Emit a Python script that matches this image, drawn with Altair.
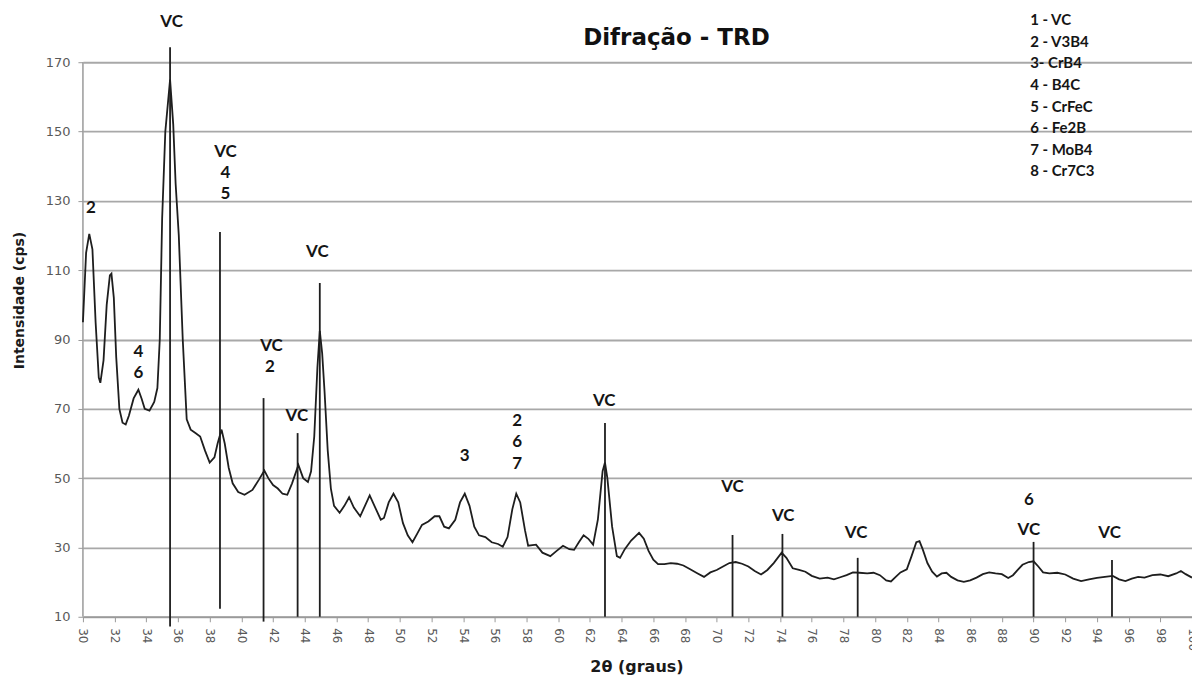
import altair as alt
import pandas as pd

# ---- diffraction curve (2θ, intensity) ----
two_theta = [30.0, 30.2, 30.4, 30.6, 30.8, 31.0, 31.1, 31.3, 31.5, 31.7, 31.8, 31.95, 32.1, 32.3, 32.5,
             32.7, 32.9, 33.2, 33.5, 33.7, 33.9, 34.2, 34.5, 34.7, 34.85, 35.0, 35.2, 35.5, 35.7, 35.85,
             36.05, 36.3, 36.55, 36.8, 37.1, 37.4, 37.7, 38.0, 38.3, 38.5, 38.75, 38.95, 39.2, 39.45,
             39.8, 40.2, 40.7, 41.1, 41.45, 41.7, 42.0, 42.3, 42.6, 42.9, 43.2, 43.6, 43.9, 44.2,
             44.4, 44.6, 44.8, 44.95, 45.1, 45.25, 45.45, 45.65, 45.85, 46.2, 46.5, 46.8, 47.1, 47.5,
             47.8, 48.1, 48.4, 48.8, 49.0, 49.3, 49.6, 49.9, 50.2, 50.5, 50.8, 51.1, 51.4, 51.8,
             52.2, 52.5, 52.8, 53.1, 53.5, 53.8, 54.1, 54.4, 54.7, 55.0, 55.4, 55.8, 56.2, 56.5,
             56.8, 57.1, 57.35, 57.6, 57.9, 58.1, 58.6, 59.0, 59.5, 59.9, 60.3, 60.7, 61.0, 61.3,
             61.6, 61.9, 62.2, 62.5, 62.8, 62.95, 63.1, 63.4, 63.7, 63.9, 64.2, 64.6, 65.1, 65.4,
             65.7, 66.0, 66.3, 66.7, 67.1, 67.5, 67.9, 68.3, 68.8, 69.2, 69.6, 70.0, 70.4, 70.8,
             71.2, 71.6, 72.0, 72.4, 72.8, 73.2, 73.6, 74.1, 74.4, 74.8, 75.2, 75.6, 76.0, 76.5,
             77.0, 77.4, 77.8, 78.2, 78.6, 79.0, 79.5, 79.9, 80.3, 80.7, 81.0, 81.3, 81.6, 82.0,
             82.3, 82.6, 82.8, 83.0, 83.3, 83.6, 83.9, 84.2, 84.5, 84.8, 85.2, 85.6, 86.0, 86.4,
             86.8, 87.2, 87.6, 88.0, 88.4, 88.7, 89.0, 89.3, 89.7, 90.0, 90.3, 90.6, 91.0, 91.5,
             92.0, 92.5, 93.0, 93.5, 94.0, 94.5, 95.0, 95.4, 95.8, 96.2, 96.6, 97.0, 97.5, 98.0,
             98.5, 99.0, 99.3, 99.6, 100.0]
intensity = [95, 115, 120.5, 116, 95, 79, 77.5, 84, 100, 108.5, 109, 102, 85, 70, 66,
             65.5, 68, 73, 75.5, 73, 70, 69.5, 72, 76, 90, 125, 150, 165, 152, 135,
             120, 90, 67, 64, 63, 62, 58, 54.5, 56, 60, 64, 60, 53, 48.5,
             46, 45.2, 46.6, 49.5, 52.2, 50, 48, 47, 45.5, 45.2, 48.5, 53.8, 50, 48.9,
             52, 62, 82, 92.5, 86, 75, 58, 47, 42, 40, 42, 44.5, 41.5, 39,
             42, 45, 42, 38, 38.5, 43, 45.5, 43, 37, 33.5, 31.5, 34, 36.5, 37.5,
             39, 39, 36, 35.5, 38, 43, 45.5, 42, 36, 33.5, 33, 31.5, 31, 30.2,
             33, 41, 45.5, 43, 35, 30.5, 30.8, 28.5, 27.5, 29, 30.5, 29.5, 29.3, 31.5,
             33.5, 32.5, 30.8, 38, 52, 54.5, 50, 36, 27.5, 27, 29.5, 32, 34.2, 32.5,
             29, 26.5, 25.2, 25.2, 25.5, 25.3, 24.8, 23.8, 22.5, 21.5, 22.8, 23.5, 24.5, 25.5,
             25.8, 25.3, 24.5, 23.2, 22.2, 23.5, 25.5, 28.5, 27, 24, 23.5, 23, 21.8, 21,
             21.3, 20.8, 21.4, 22, 22.8, 22.7, 22.5, 22.7, 22, 20.5, 20.2, 21.5, 22.8, 23.7,
             27.5, 31.5, 31.8, 29.5, 25.5, 23, 21.6, 22.5, 22.7, 21.5, 20.5, 20.1, 20.5, 21.3,
             22.3, 22.8, 22.5, 22.3, 21.2, 22, 23.5, 25, 25.8, 26, 24.5, 22.8, 22.5, 22.7,
             22.2, 21, 20.3, 20.8, 21.2, 21.5, 21.8, 20.8, 20.3, 21, 21.5, 21.3, 22, 22.2,
             21.7, 22.5, 23.2, 22.3, 21.3]

# ---- reference sticks ----
stick_pos = [35.5, 38.65, 41.4, 43.55, 44.95, 62.95, 71.0, 74.15, 78.9, 90.0, 94.95]
stick_top = [174.3, 121.0, 73.1, 63.0, 106.3, 65.9, 33.6, 33.9, 27.0, 31.6, 26.4]
stick_bottom = [7.2, 12.3, 8.6, 10, 10, 10, 10, 10, 10, 10, 10]

# ---- peak labels ----
label_text = ["VC", "2", "4", "6", "VC", "4", "5", "VC", "2", "VC", "VC", "3",
              "2", "6", "7", "VC", "VC", "VC", "VC", "6", "VC", "VC"]
label_x = [35.6, 30.5, 33.5, 33.5, 39.0, 39.0, 39.0, 41.9, 41.8, 43.5, 44.8, 54.1,
           57.4, 57.4, 57.4, 62.9, 71.0, 74.2, 78.8, 89.7, 89.7, 94.8]
label_y = [181.5, 127.9, 86.4, 80.3, 144.0, 138.0, 132.0, 88.0, 82.0, 67.9, 115.2, 56.4,
           66.5, 60.4, 54.1, 72.2, 47.5, 39.1, 34.2, 43.7, 35.0, 34.2]

legend_lines = ["1 - VC", "2 - V3B4", "3- CrB4", "4 - B4C", "5 - CrFeC", "6 - Fe2B", "7 - MoB4", "8 - Cr7C3"]

y_ticks = [10, 30, 50, 70, 90, 110, 130, 150, 170]
x_ticks = list(range(30, 101, 2))

curve = pd.DataFrame({"t": two_theta, "i": intensity})
sticks = pd.DataFrame({"t": stick_pos, "top": stick_top, "bot": stick_bottom})
labels = pd.DataFrame({"t": label_x, "i": label_y, "txt": label_text})
y_axis_line = pd.DataFrame({"t": [30], "bot": [y_ticks[0]], "top": [y_ticks[-1]]})

xs = alt.Scale(domain=[30, 100], nice=False, zero=False)
ys = alt.Scale(domain=[10, 185], nice=False, zero=False)

x_axis = alt.Axis(
    values=x_ticks, labelAngle=90, labelAlign="left", labelBaseline="middle",
    labelFont="DejaVu Sans", labelFontSize=12, labelColor="#595959", labelPadding=6,
    tickColor="#9a9a9a", tickSize=5, domainColor="#9a9a9a", domainWidth=1.5, grid=False,
    title="2θ (graus)", titleFont="DejaVu Sans", titleFontSize=16, titleFontWeight="bold",
    titleColor="#1a1a1a", titleX=554, titleY=50, titleAlign="center", titleBaseline="middle")
y_axis = alt.Axis(
    values=y_ticks, labelFont="DejaVu Sans", labelFontSize=13, labelColor="#595959",
    labelPadding=8, tickColor="#9a9a9a", tickSize=5, domain=False,
    grid=True, gridColor="#a8a8a8", gridWidth=1.8,
    title="Intensidade (cps)", titleFont="DejaVu Sans", titleFontSize=14,
    titleFontWeight="bold", titleColor="#1a1a1a", titleX=-63, titleY=290,
    titleAlign="center", titleBaseline="middle", titleAngle=-90)

axis_rule = alt.Chart(y_axis_line).mark_rule(color="#9a9a9a", strokeWidth=1.5).encode(
    x=alt.X("t:Q", scale=xs, axis=x_axis),
    y=alt.Y("bot:Q", scale=ys, axis=y_axis),
    y2="top:Q",
)

line = alt.Chart(curve).mark_line(color="#1e1e1e", strokeWidth=1.8).encode(
    x=alt.X("t:Q", scale=xs, axis=x_axis),
    y=alt.Y("i:Q", scale=ys, axis=y_axis),
)

rules = alt.Chart(sticks).mark_rule(color="#1e1e1e", strokeWidth=1.8).encode(
    x=alt.X("t:Q", scale=xs, axis=x_axis),
    y=alt.Y("bot:Q", scale=ys, axis=y_axis),
    y2="top:Q",
)

texts = alt.Chart(labels).mark_text(
    font="Lato", fontSize=17, fontWeight="bold", color="#151515", baseline="middle", align="center"
).encode(
    x=alt.X("t:Q", scale=xs, axis=x_axis),
    y=alt.Y("i:Q", scale=ys, axis=y_axis),
    text="txt:N",
)

title = alt.Chart(pd.DataFrame({"s": ["Difração - TRD"]})).mark_text(
    font="DejaVu Sans", fontSize=23, fontWeight="bold", color="#111111",
    align="center", baseline="middle"
).encode(x=alt.value(594), y=alt.value(28), text="s:N")

legend = alt.Chart(pd.DataFrame({"s": ["\n".join(legend_lines)]})).mark_text(
    font="Lato", fontSize=15, fontWeight="bold", color="#151515",
    align="left", baseline="middle", lineBreak="\n", lineHeight=21.6
).encode(x=alt.value(948), y=alt.value(10), text="s:N")

chart = alt.layer(axis_rule, line, rules, texts, title, legend).properties(
    width=1110, height=607,
    autosize=alt.AutoSizeParams(type="none"),
    padding={"left": 83, "top": 10, "right": 0, "bottom": 60},
    background="white",
).configure_view(stroke=None)

chart.save("out.html", embed_options={"renderer": "svg", "actions": False})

---------------

**Aim of the exercise:** Give again, exactly, the lines from the start of the data through the one holding "import pandas as pd"; omit the pictures.

**Expected answer:**
Emit a Python script that matches this image, drawn with Altair.
import altair as alt
import pandas as pd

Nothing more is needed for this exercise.